“Don’t take Revenge” and “Don’t bear a Grudge”

Copyright (C) 1975 by Holy Beggars’ Gazette

Reprinted by permission of the Holy Beggars.
San Francisco, 5735.

Shlomo’s Teachings on Mitzva 242.

Transcribed by (Rabbi) Elana Rappaport (Schachter),
Reb Shlomo speaking.

  Now we come to the mitzvas “don’t take revenge” and “don’t bear a
grudge.”
The Rambam explains why I shouldn’t take revenge. Imagine
someone says, “I won’t let you use my phone.” I’m burning up inside.
Why didn’t he let me use his phone? Then I decide I have to take
revenge. Imagine my taking revenge would cost me ten million dollars.
Would I walk around collecting ten million dollars just because he
didn’t let me use his phone? It seems stupid, right? Imagine I would
know how much evil it does to my heart to take revenge, the ugliest
emotion. Is it worth it? Maimonides says that no matter what anyone
does to you, it is not worth it. You would be doing yourself much more
evil than he did to you. Taking revenge is corrupting yourself. It is not
worth it. Rambam says there is nothing in the world strong enough
that it should be worthwhile to you to corrupt yourself, to become
low enough to take revenge. If you have a little bit of sense, forget it,
be above it.

    Bearing a grudge is not taking revenge, but every thought takes up
space in my heart. You should have other things in your head than
remembering something someone did to you. The Rambam says the
only way people will ever be able to live together is if they forget bad things.

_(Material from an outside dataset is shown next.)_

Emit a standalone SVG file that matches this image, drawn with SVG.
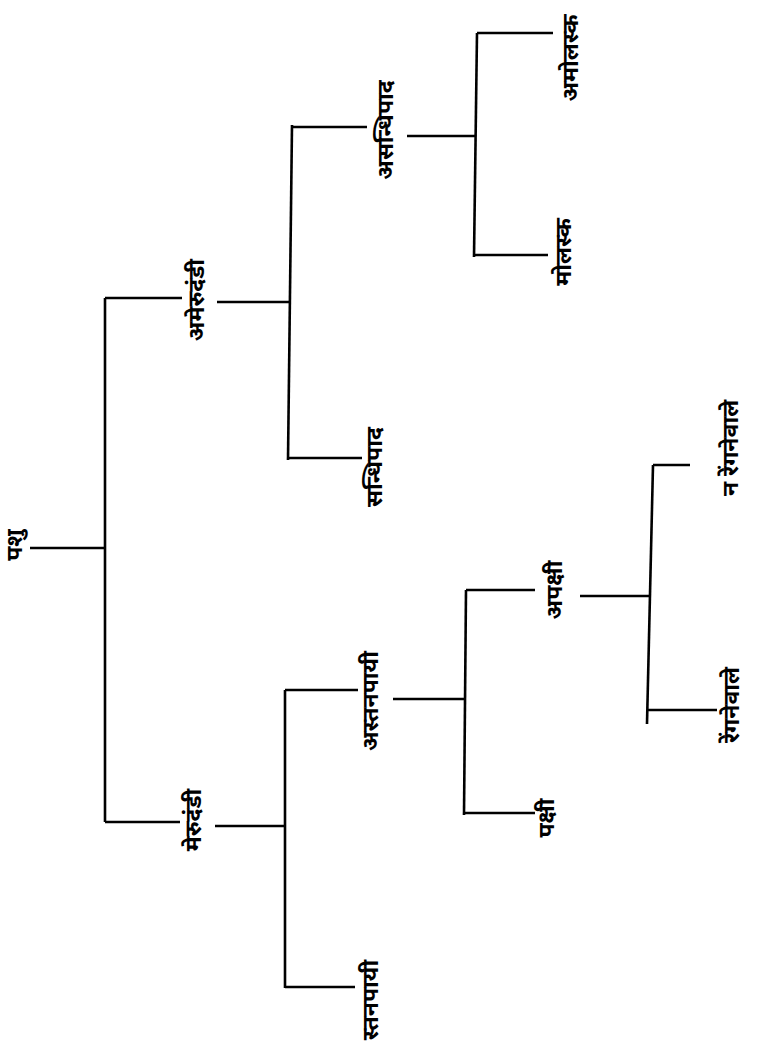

    Let’s go a little bit deeper. The holy Chinuch says we believe in
free choice. On one hand a person has free choice, so why get angry
at somebody else? He has his free choice too, but on a higher level
there is such a thing as divine providence. Despite my free choice of
action, what somebody else does to me is my divine providence. What
I do to you is completely free choice in my world, and I really
shouldn’t do anything wrong to you. If you do something wrong to me,
in my world it was divine providence. In your world it was free
choice, but in regard to me it was divine providence. Maimonides says
free choice and divine providence is something our minds cannot
understand, cannot grasp. The thin line between free choice and
divine providence is so fine that we cannot understand it. Here comes
the holy Raavad who challenges the Rambam: if you can’t understand,
how can you talk about it? Why do you put it in your book? Rambam
only writes things you can understand. Rambam says you can
understand with your head that you can’t understand, so he put it in.
The Raavad says it is so deep that you cannot even understand that
you don’t understand, so no use talking about it. According to
Maimonides it is within the realm of my mind that I can understand
that I cannot understand, but the Raavad says no, it’s so far beyond
this world that you cannot understand.

  What does this argument tell us about how we should act? I ask
someone to do me a favor and let me make a phone call. He says I can’t.
What should my reaction be? My reaction should be that most likely,
I’m not supposed to make the phone call now. The person was only a
little messenger from G-d saying, “don’t make the phone call.” So, if I
really believed in G-d, then I would say, “Thank you for delivering the
message.” In my world there is nothing that can stop me, I have so
much free choice. If I want to, I can break all the barriers of the
world, but when it comes to someone else, there’s nothing I can do. I
can only have free choice to act myself. The moment I have to deal
with someone else, there is such a thick wall, there is nothing I can
do. Therefore the holy Chinuch says that you should not take revenge
because if you hold anger against someone, that means you didn’t believe it was G-d.

    The truth is, in a certain deep way the time for free choice is over
at this point. I have choice in my own private world, but I don’t have
choice whether to be a Jew or not. I just don’t, because I am. If I
violate my free choice I am destroying my whole soul; I make myself
into a cripple. Reb Nachman says there are two kinds of evil. One is
when I want to give charity, and my evil comes and says, “don’t give.”
Then there is general evil which is not concentrated against any
specific action or thing. It is concentrated against my being what I am
supposed to be. This evil doesn’t mind what I do. “Do anything you want
to be holy. Be Holy, who cares? just don’t be what you have to be,
because this is deeper than any thing in the world.” Evil is trying to
stop every person from being what he is supposed to be. “Don’t be a
Jew. Even if you want to be what you are, don’t be real about it.” Evil
is holding out to the last strength, “just don’t be completely what you
have to be.” We have to cut off this evil.